I can be a terrible procrastinator.
Monday comes around, as it does every week, and I sit scrolling through my photographs looking for the next one for a writing prompt.
Usually, I can select one with ease. Not because I think all my pictures are amazing, far from it. These days I've learnt to trust my instincts when it comes to photographs. I've taken enough in my life to know the better ones when I'm looking at a selection on paper or a screen. They pop out as if waving wildly in a team line-up. Pick me! Pick me! Pick me!
Then there are the ones where I thought, 'This is going to be a goodie', and I take frame after frame after frame and still the right shot eludes me.
It's a strange beast, photography.
Once I have my picture, I need a title. I flick through notebooks, leaf through a dictionary, type words into an online thesaurus all the while trying to think but not think. Because often when I try and conjure up a title nothing appears. Yet when I'm standing at the kitchen sink rinsing out some stinking, moulding yoghurt pot or swilling water around an empty tin with a razor-sharp edge, words appear in my head. They float in, settle for a time and then disappear.

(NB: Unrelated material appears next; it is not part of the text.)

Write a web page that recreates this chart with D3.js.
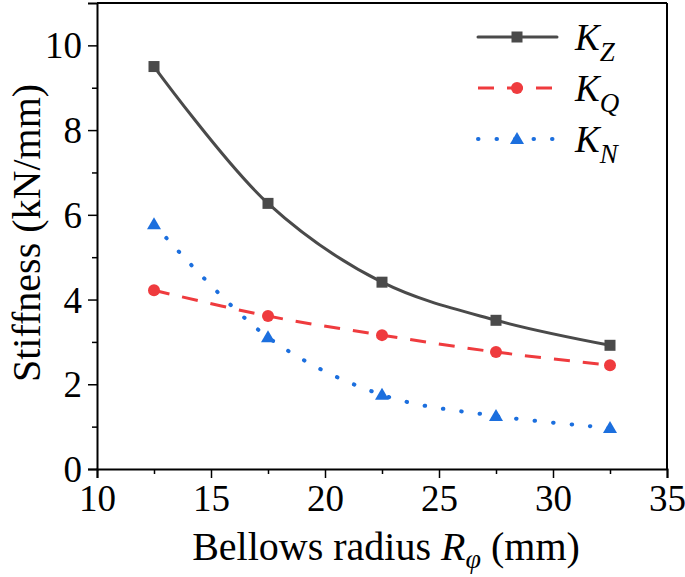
<!DOCTYPE html>
<html><head><meta charset="utf-8">
<script src="https://cdn.jsdelivr.net/npm/d3@7"></script>
<style>body{margin:0;background:#fff}svg{display:block}text{font-family:"Liberation Serif","Times New Roman",serif;fill:#000}</style>
</head><body><svg id="c" width="685" height="577"></svg>
<script>
const radius = [12.5, 17.5, 22.5, 27.5, 32.5];
const KZ = [9.50, 6.27, 4.41, 3.51, 2.92];
const KQ = [4.22, 3.61, 3.16, 2.76, 2.45];
const KN = [5.78, 3.11, 1.75, 1.25, 0.97];
const xTicks = [10, 15, 20, 25, 30, 35];
const xMinor = [12.5, 17.5, 22.5, 27.5, 32.5];
const yTicks = [0, 2, 4, 6, 8, 10];
const yMinor = [1, 3, 5, 7, 9];
const seriesNames = ["Z", "Q", "N"];

const svg = d3.select("#c");
const L = 97, R = 667, T = 3, B = 469;
const x = d3.scaleLinear().domain([10, 35]).range([L, R]);
const y = d3.scaleLinear().domain([0, 11]).range([B, T]);

const series = [
  {name: "Z", vals: KZ, color: "#4a4a4a", dash: null, cap: "round", w: 3, marker: "square"},
  {name: "Q", vals: KQ, color: "#ef3b3e", dash: "16,13", cap: "butt", w: 3, marker: "circle"},
  {name: "N", vals: KN, color: "#1c6fde", dash: "0.5,18", cap: "round", w: 4, marker: "triangle"}
];

// axes
const xAx = svg.append("g").attr("transform", `translate(0,${B})`)
  .call(d3.axisBottom(x).tickValues(xTicks).tickSize(9).tickPadding(6).tickFormat(d3.format("d")));
svg.append("g").attr("transform", `translate(0,${B})`)
  .call(d3.axisBottom(x).tickValues(xMinor).tickSize(5).tickFormat(""))
  .call(g => g.select(".domain").remove());
const yAx = svg.append("g").attr("transform", `translate(${L},0)`)
  .call(d3.axisLeft(y).tickValues(yTicks).tickSize(9).tickPadding(6).tickFormat(d3.format("d")));
svg.append("g").attr("transform", `translate(${L},0)`)
  .call(d3.axisLeft(y).tickValues(yMinor).tickSize(5).tickFormat(""))
  .call(g => g.select(".domain").remove());
svg.selectAll(".tick line").attr("stroke", "#000").attr("stroke-width", 1.5);
svg.selectAll(".domain").attr("stroke", "#000").attr("stroke-width", 2);
svg.selectAll(".tick text").style("font-size", "37px").style("font-family", "Liberation Serif");
xAx.selectAll(".tick text").attr("dy", "0.72em");
yAx.selectAll(".tick text").attr("dy", "0.34em");
// top & right spines
svg.append("line").attr("x1", L).attr("x2", R).attr("y1", T).attr("y2", T).attr("stroke", "#000").attr("stroke-width", 2);
svg.append("line").attr("x1", R).attr("x2", R).attr("y1", T).attr("y2", B).attr("stroke", "#000").attr("stroke-width", 2);

// lines
const line = d3.line().x((d, i) => x(radius[i])).y(d => y(d)).curve(d3.curveCatmullRom.alpha(0.5));
function marker(g, type, cx, cy, color) {
  if (type === "square") g.append("rect").attr("x", cx - 5.5).attr("y", cy - 5.5).attr("width", 11).attr("height", 11).attr("fill", color);
  else if (type === "circle") g.append("circle").attr("cx", cx).attr("cy", cy).attr("r", 6).attr("fill", color);
  else g.append("path").attr("d", `M${cx},${cy - 7}L${cx + 7},${cy + 5}L${cx - 7},${cy + 5}Z`).attr("fill", color);
}
series.forEach(s => {
  svg.append("path").attr("d", line(s.vals)).attr("fill", "none").attr("stroke", s.color)
    .attr("stroke-width", s.w).attr("stroke-dasharray", s.dash).attr("stroke-linecap", s.cap);
  const g = svg.append("g");
  s.vals.forEach((v, i) => marker(g, s.marker, x(radius[i]), y(v), s.color));
});

// legend
const legY = [37, 88, 139];
series.forEach((s, i) => {
  const ly = legY[i];
  svg.append("line").attr("x1", 478).attr("x2", 557).attr("y1", ly).attr("y2", ly)
    .attr("stroke", s.color).attr("stroke-width", s.w).attr("stroke-dasharray", s.dash).attr("stroke-linecap", s.cap);
  marker(svg, s.marker, 517, ly, s.color);
  const t = svg.append("text").attr("x", 575).attr("y", ly + 13).style("font-size", "37px").style("font-style", "italic");
  t.append("tspan").text("K");
  t.append("tspan").attr("dy", 11).style("font-size", "27px").text(seriesNames[i]);
});

// axis labels
const xl = svg.append("text").attr("x", 386).attr("y", 560).attr("text-anchor", "middle").style("font-size", "40px");
xl.append("tspan").text("Bellows radius ");
xl.append("tspan").style("font-style", "italic").text("R");
xl.append("tspan").attr("dy", 8).style("font-style", "italic").style("font-size", "28px").text("φ");
xl.append("tspan").attr("dy", -8).text(" (mm)");
svg.append("text").attr("transform", "translate(40,233) rotate(-90)").attr("text-anchor", "middle")
  .style("font-size", "40px").text("Stiffness (kN/mm)");
</script></body></html>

Why is that? Why do ideas come to you when you're in the shower, driving the car, sitting on a bus? But when you sit and concentrate...nothing...zero...nil.
For the photograph above I wasn't happy with my first title - the imaginative Sunset. I’m guilty of titling in simple terms, pointing out the obvious. This can work but I think it's better to put a bit more effort in.

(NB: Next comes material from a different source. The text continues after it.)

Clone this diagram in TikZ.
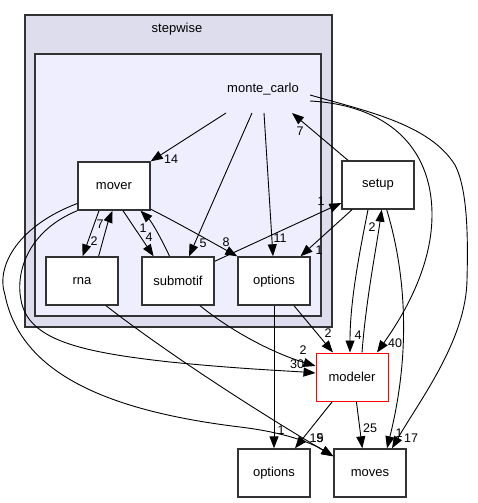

The title Untitled annoys me. I find an untitled piece of work disconnecting. I don’t agree with those that say Untitled is a title in itself. It feels as if the artist is up in front of my face stopping me from joining in the conversation, waving me away. I believe a proper title respects the artwork, provides further points for conversation, gives the viewer a helping hand into the artwork.
A good title frames the work, conceptually speaking. I don't think it’s enough for an artist to say their work 'speaks for itself'. I don't understand why it has to. Art reflects the world we live in. The best art gives those less fortunate a voice or challenges preconceptions or is beautiful and brings enormous joy and humour.
A film has a title. Novels have titles. People have names. Dogs have names. Songs have titles. Poems are often titled. A title is a tiny clue for you and me, to find our way into the artwork. We bring our culture, upbringing, religious views, life philosophy, birthplace, parents, everything. To me giving your art piece the title Untitled is at best unimaginative, at worst lazy.
Give that piece of art you worked so hard on a bit more effort and you'll find it connects with many more people.
So. There I am, staring at a picture I took back in 2019, drinking more coffee, hoping the caffeine will deliver an epiphany.
It doesn't.
My mind wanders to the question of how a sunset occurs in the first place. I find the answer within a few minutes - what a wonderful place the internet can be.
At sunrise or sunset, the sun is close to the horizon and sunlight has a greater distance to travel to earth. Dust, pollutants and other particles in the atmosphere are also at their most dense closer to the earth. The longer distance and dense atmosphere combine to scatter the shorter wavelengths of blue, violet and green light away from the earth while the longer wavelengths of red and yellow light make it through.
And there it was. I'd found my title. A Longer Wavelength.